Politikus Riau dalam Jerat Korupsi

Politikus Riau dalam Jerat Korupsi

Antrean panjang politikus Riau yang tersangkut kasus korupsi masih mewarnai dunia hukum dan kriminal di Bumi Lancang Kuning sepanjang tahun 2015. Sederet nama politikus Riau yang jatuh dalam jerat korupsi itu kian membuktikan bahwa syahwat korupsi teramat dahsyat.

Korupsi telah menjadi kejahatan yang punya magnet luar biasa bagi siapapun yang tergoda. Belum hilang di ingatan kita, bagaimana sejumlah anggota Dewan Perwakilan Rakyat Daerah (DPRD) Riau, ditetapkan sebagai tersangka kasus suap pada pengesahan pembahasan Peraturan Daerah Nomor 6 tahun 2012 tentang venue lapangan tembak dan Perda Nomor 5 tahun 2008 tentang Pembangunanan Stadion Utama Riau. Kedua venue tersebut digunakan pada pelaksaan Pekan Olahraga Nasional (PON) XVIII Provinsi Riau.

Tersangka kasus yang ditangani Komisi Pemberantasan Korupsi (KPK) sejak tahun 2012 lalu tersebut yakni, Taufan Andoso Yakin, M Faizal Azwan, M Dunir, Abubakar Siddik, Adrian Ali, Turoechan Asyari, Zulfan Heri, Tengku Muhazza, Syarif Hidayat dan Roem Zein.
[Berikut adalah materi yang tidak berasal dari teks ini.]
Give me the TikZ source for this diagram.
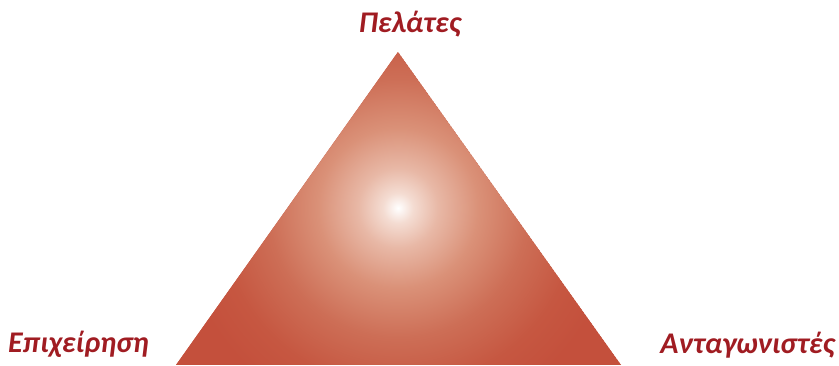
\documentclass[tikz,border=0pt]{standalone}
\usepackage{fontspec}
\setmainfont{Carlito}
\definecolor{tri}{HTML}{C4503C}
\definecolor{lbl}{HTML}{A01C22}
\definecolor{g1}{HTML}{F4DCD2}
\definecolor{g2}{HTML}{E8B8A6}
\definecolor{g3}{HTML}{DA9178}
\definecolor{g4}{HTML}{CD6E56}
\definecolor{g5}{HTML}{C65741}
\pgfdeclareradialshading{glow}{\pgfpoint{0bp}{0bp}}{color(0bp)=(white); color(1.25bp)=(g1); color(3.33bp)=(g2); color(6.67bp)=(g3); color(10.8bp)=(g4); color(15bp)=(g5); color(18.3bp)=(tri); color(50bp)=(tri)}
\tikzset{lab/.style={text=lbl, font=\fontsize{30}{36}\selectfont\bfseries\itshape, inner sep=0pt}}
\begin{document}
\begin{tikzpicture}[x=1pt,y=-1pt]
\useasboundingbox (0,0) rectangle (839,366);
\coordinate (apex) at (398,52);
\coordinate (bl) at (176,365);
\coordinate (br) at (621,365);
\coordinate (c) at (398,208);
\begin{scope}
\clip (apex) -- (br) -- (bl) -- cycle;
\fill[tri] (apex) -- (br) -- (bl) -- cycle;
\shade[shading=glow] (c) circle (300);
\end{scope}
\node[lab, anchor=base] (top) at (410,33) {Πελάτες};
\node[lab, anchor=base west] (left) at (8,353) {Επιχείρηση};
\node[lab, anchor=base east] (right) at (835,354) {Ανταγωνιστές};
\end{tikzpicture}
\end{document}
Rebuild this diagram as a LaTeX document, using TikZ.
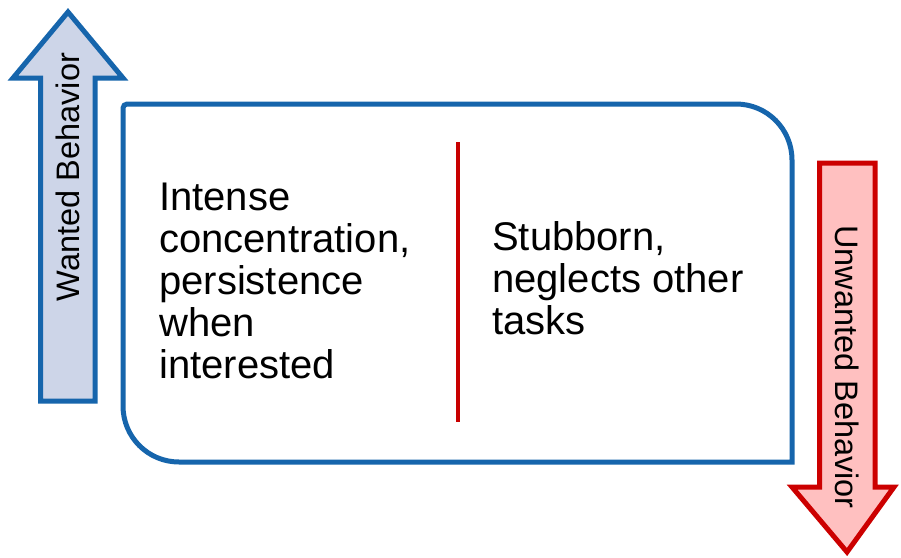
\documentclass[tikz,border=0pt]{standalone}
\usepackage{fontspec}
\setmainfont{Liberation Sans}
\usetikzlibrary{shadows}
\definecolor{bblue}{RGB}{22,101,172}
\definecolor{bfill}{RGB}{205,213,232}
\definecolor{rred}{RGB}{204,0,0}
\definecolor{rfill}{RGB}{255,192,192}
\definecolor{divred}{RGB}{200,0,0}
\tikzset{
  shade/.style={drop shadow={opacity=0.18,shadow xshift=1.5pt,shadow yshift=-2pt}},
  upshape/.style={draw=bblue,fill=bfill,line width=5pt,line join=miter,shade},
  downshape/.style={draw=rred,fill=rfill,line width=5pt,line join=miter,shade},
  boxshape/.style={draw=bblue,fill=white,line width=5pt,shade},
  divider/.style={draw=divred,line width=4pt},
  bodytext/.style={inner sep=0pt,align=left,anchor=north west,font=\fontsize{40}{42}\selectfont},
  sidetext/.style={inner sep=0pt,font=\fontsize{32.5}{34}\selectfont}
}
\begin{document}
\begin{tikzpicture}[x=1pt,y=-1pt]
\useasboundingbox (0,0) rectangle (901,557);
% main box
\path[boxshape] (127,104) -- (736,104) .. controls (767,104) and (792,129) .. (792,160)
  -- (792,462) -- (179,462) .. controls (148,462) and (123,437) .. (123,406)
  -- (123,108) .. controls (123,106) and (125,104) .. (127,104) -- cycle;
% left arrow (up)
\path[upshape] (68,12) -- (123,78) -- (95,78) -- (95,401) -- (40.5,401) -- (40.5,78) -- (13,78) -- cycle;
% right arrow (down)
\path[downshape] (819.5,163) -- (875,163) -- (875,487) -- (894,487) -- (847,552) -- (792,487) -- (819.5,487) -- cycle;
% divider
\coordinate (dtop) at (458,142);
\coordinate (dbot) at (458,422);
\draw[divider] (dtop) -- (dbot);
% texts
\node[bodytext] (left) at (159,182.5) {Intense\\concentration,\\persistence\\when\\interested};
\node[bodytext] (right) at (492,221.5) {Stubborn,\\neglects other\\tasks};
\node[sidetext,rotate=90] (wanted) at (67.5,177) {Wanted Behavior};
\node[sidetext,rotate=-90] (unwanted) at (847,367) {Unwanted Behavior};
\end{tikzpicture}
\end{document}
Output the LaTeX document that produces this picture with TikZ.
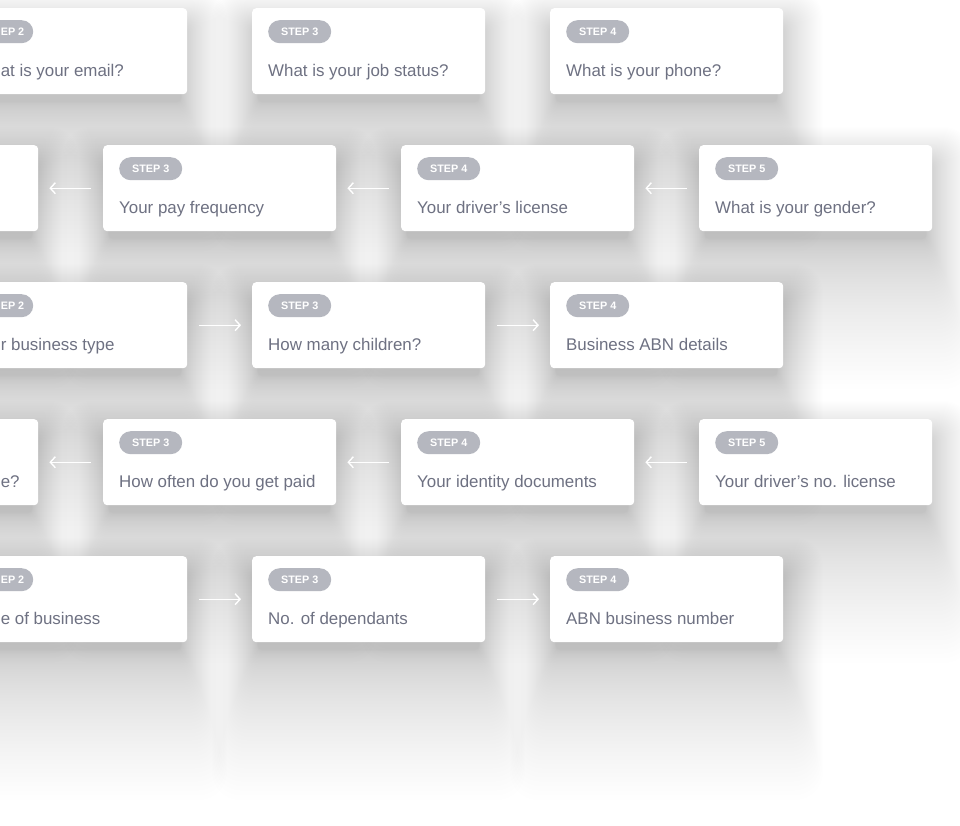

Para tersangka tersebut sudah menjalani proses persidangan dan telah dinyatakan bersalah.

Berselang beberapa tahun kemudian kasus korupsi yang melibatkan anggota DPRD di Riau kembali terjadi. Sebut saja, kasus korupsi penyimpangan dana Bantuan Sosial (Bansos) di Kabupaten Bengkalis. Di mana, sejumlah anggota DPRD Bengkalis diduga terlibat. Seperti, mantan Ketua DPRD Bengkalis Jamal Abdillah yang saat ini perkaranya yang semula ditangani Penyidik Polda Riau, tengah bergulir di Pengadilan Tipikor pada Pengadilan Negeri Pekanbaru.

Menyusul Jamal, empat anggota DPRD Bengkalis periode 2009-2014, turut ditahan Penyidik Polda Riau, yakni masing-masing Purboyo, Muhammad Tarmizi, Hidayat Tagor, dan Rismayeni. Tidak lama lagi, keempat tersangka juga akan menjalani proses persidangan.

Namun kejadian serupa ternyata tak cukup sampai di situ. Seolah-seolah tidak menjadikan pengalaman sebelumnya, kasus korupsi di tubuh DPRD kembali terjadi. Adalah Ahmad Kirjuhari, mantan anggota DPRD Riau ditetapkan sebagai tersangka dalam kasus suap pengesahan APBD P Riau tahun 2014 dan APBD Riau tahun 2015. Dirinya, telah menjalani persidangan dan diyatakan bersalah dengan divonis selama empat tahun penjara.

Dalam putusan majelis hakim Pengadilan Tipikor pada PN Pekanbaru beberapa waktu lalu, menyatakan ada sejumlah mantan koleganya di DPRD Riau diduga terlibat dalam kasus suap dua pengesahan anggaran daerah Riau tersebut. Mereka, yakni Johar Firdaus, Suparman, dan Riki Hariyansyah. Tinggal, bagaimana penyidik KPK berani menindaklanjuti pertimbangan putusan majelis hakim tersebut.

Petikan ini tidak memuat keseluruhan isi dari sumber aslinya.